Когда Хасан почувствовал, что Маликшах поддался на его подковерные игры и созрел для того, чтобы нанести серому кардиналу удар, он затеял интригу. Дело происходило в субботу в тронном зале. Султан проснулся в полдень с головной болью. Настроение у него было хуже некуда, и весть о том, что шестьдесят тысяч золотых динар ушли на выплату жалованья охранникам визиря – армянам, его не улучшило. Узнал он об этом, разумеется, от людей Хасана. Низам стал терпеливо объяснять, что, дабы предупредить малейшее недовольство в войсках, нужно их кормить, и даже давать возможность накопить жирок, и что подавление бунта потребует в десять раз больших расходов. На что Маликшах стал возражать: если бросаться золотом, нечем будет платить жалованье, вот тогда и жди настоящих бунтов. Разве разумное правительство не должно откладывать на черный день?
Один из двенадцати сыновей Низама, присутствующий при разговоре, счел возможным вмешаться:
– Когда ислам делал свои первые шаги, халифа Омара обвиняли в том, что он тратит все золото, добытое в военных кампаниях, и тот спросил у хулителей: «Но ведь это золото досталось нам с благословения Всевышнего, не так ли? Если вы считаете, что Он не способен больше ничего нам дать, тогда не тратьте.

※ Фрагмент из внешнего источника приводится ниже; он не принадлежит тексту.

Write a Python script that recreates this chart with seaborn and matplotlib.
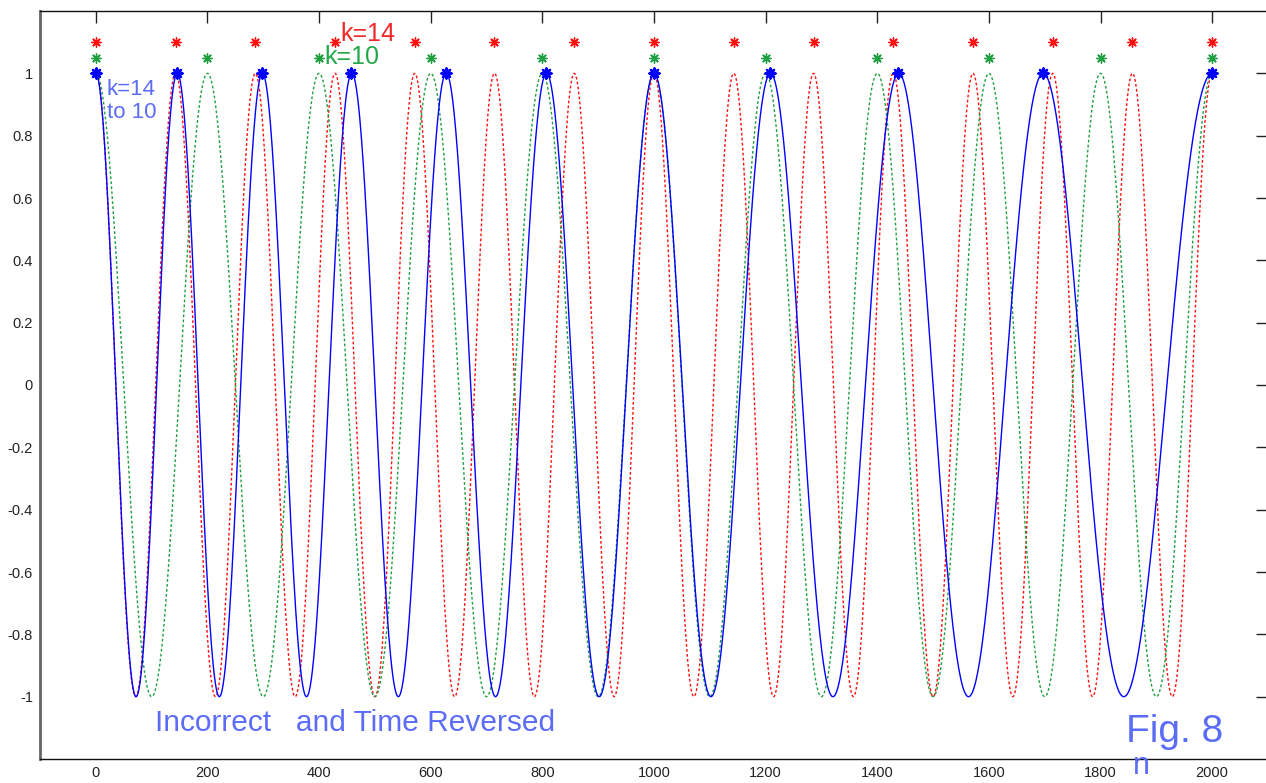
import numpy as np
import pandas as pd
import matplotlib
matplotlib.use("Agg")
import matplotlib.pyplot as plt
import seaborn as sns

# ---- data ----
N = 2000                      # signal length (x runs 0..2000)
k_red = 14                    # red dotted cosine, k=14 cycles
k_green = 10                  # green dotted cosine, k=10 cycles
k_blue_start = 14             # blue "incorrect" chirp: starts at k=14
k_blue_drop = 4               # quadratic phase term of the blue chirp
red_star_x = [0, 143, 286, 429, 571, 714, 857, 1000, 1143, 1286, 1429, 1571, 1714, 1857, 2000]
green_star_x = [0, 200, 400, 600, 800, 1000, 1200, 1400, 1600, 1800, 2000]
blue_star_x = [0, 146, 298, 458, 627, 806, 1000, 1207, 1438, 1697, 2000]
red_star_y = 1.10
green_star_y = 1.05
blue_star_y = 1.00
x_ticks = [0, 200, 400, 600, 800, 1000, 1200, 1400, 1600, 1800, 2000]
y_ticks = [-1, -0.8, -0.6, -0.4, -0.2, 0, 0.2, 0.4, 0.6, 0.8, 1]
y_tick_labels = ["-1", "-0.8", "-0.6", "-0.4", "-0.2", "0", "0.2", "0.4", "0.6", "0.8", "1"]

n = np.arange(0, N + 1)
t = n / N
df = pd.DataFrame({
    "n": n,
    "red": np.cos(2 * np.pi * k_red * t),
    "green": np.cos(2 * np.pi * k_green * t),
    "blue": np.cos(2 * np.pi * (k_blue_start * t - k_blue_drop * t ** 2)),
})

RED = "#ff1010"
GREEN = "#1fa040"
BLUE = "#0000ff"
TXT_BLUE = "#5b6cf7"

sns.set_theme(style="white")
plt.rcParams["font.family"] = ["Liberation Sans", "DejaVu Sans"]

fig = plt.figure(figsize=(12.66, 7.83), dpi=100)
W, H = 1266, 783
ax = fig.add_axes([40 / W, 24 / H, (1268 - 40) / W, (759 - 11) / H])

sns.lineplot(data=df, x="n", y="red", ax=ax, color=RED, lw=1.0,
             dashes=False, estimator=None, sort=False, linestyle=(0, (2, 1.6)))
sns.lineplot(data=df, x="n", y="green", ax=ax, color=GREEN, lw=1.0,
             dashes=False, estimator=None, sort=False, linestyle=(0, (2, 1.6)))
sns.lineplot(data=df, x="n", y="blue", ax=ax, color=BLUE, lw=1.0,
             estimator=None, sort=False)

star = (8, 2, 0)
sns.scatterplot(x=red_star_x, y=[red_star_y] * len(red_star_x), ax=ax,
                marker=star, s=45, color=RED, edgecolor=RED, linewidth=1.0, zorder=5)
sns.scatterplot(x=green_star_x, y=[green_star_y] * len(green_star_x), ax=ax,
                marker=star, s=45, color=GREEN, edgecolor=GREEN, linewidth=1.0, zorder=5)
sns.scatterplot(x=blue_star_x, y=[blue_star_y] * len(blue_star_x), ax=ax,
                marker=star, s=50, color=BLUE, edgecolor=BLUE, linewidth=1.8, zorder=6)

ax.set_xlim(-100, 2100)
ax.set_ylim(-1.2, 1.2)
ax.set_xticks(x_ticks)
ax.set_xticklabels([str(v) for v in x_ticks])
ax.set_yticks(y_ticks)
ax.set_yticklabels(y_tick_labels)
ax.set_xlabel("")
ax.set_ylabel("")
ax.tick_params(direction="in", length=8.5, width=1.0, color="#222222",
               top=True, right=True, labelsize=10.5, labelcolor="#222222", pad=5)
ax.tick_params(axis="y", pad=5)

for side in ["top", "bottom", "right"]:
    ax.spines[side].set_color("#111111")
    ax.spines[side].set_linewidth(1.0)
ax.spines["left"].set_color("#666666")
ax.spines["left"].set_linewidth(2.0)

# annotations
ax.text(488, 1.125, "k=14", color="#f02828", fontsize=18, ha="center", va="center")
ax.text(459, 1.051, "k=10", color="#22a84a", fontsize=18, ha="center", va="center")
ax.text(20, 0.949, "k=14", color=TXT_BLUE, fontsize=16, ha="left", va="center")
ax.text(20, 0.875, "to 10", color=TXT_BLUE, fontsize=16, ha="left", va="center")
ax.text(106, -1.086, "Incorrect   and Time Reversed", color=TXT_BLUE, fontsize=21.5,
        ha="left", va="center")
ax.text(1845, -1.145, "Fig. 8", color=TXT_BLUE, fontsize=28, ha="left", va="baseline")
ax.text(1874, -1.248, "n", color=TXT_BLUE, fontsize=22, ha="center", va="baseline",
        clip_on=False)

fig.savefig("out.png", dpi=100)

Я же верю в безграничную щедрость Создателя и потому не оставляю в сундуке ни единой монеты, которую могу обратить на благо мусульман».
Но Маликшах не был намерен следовать примеру халифа Омара, поскольку в его мозгу укрепилась мысль, внушенная ему Хасаном. И потому повелел:
– Требую детального отчета о состоянии казны – о приходе и расходе. Когда я смогу его получить?
Низам выглядел подавленным.
– Я могу подготовить отчет, но потребуется время.
– Сколько времени, ходжа?
Он сказал не ата, а ходжа, что хотя и выглядело весьма уважительно, но в данных обстоятельствах больше походило на порицание, предшествующее немилости.
Совсем потерявшись, Низам стал объяснять:
– Нужно разослать по провинциям эмиссаров, сделать подсчеты. Империя огромная, раньше двух лет эту работу не осилить.
И тут с торжествующим видом вперед выступил Хасан.
– Если наш господин выделит мне средства и прикажет, чтобы все документы дивана были выданы мне на руки, обещаю представить ему полный отчет в сорокадневный срок.
Визирь хотел что-то сказать, но Маликшах уже встал и большими шагами направился к выходу.
– Прекрасно. Пусть Хасан расположится в диване. Весь секретариат будет к его услугам. Никто не войдет туда без его разрешения. А через сорок дней я приму решение, – бросил он напоследок.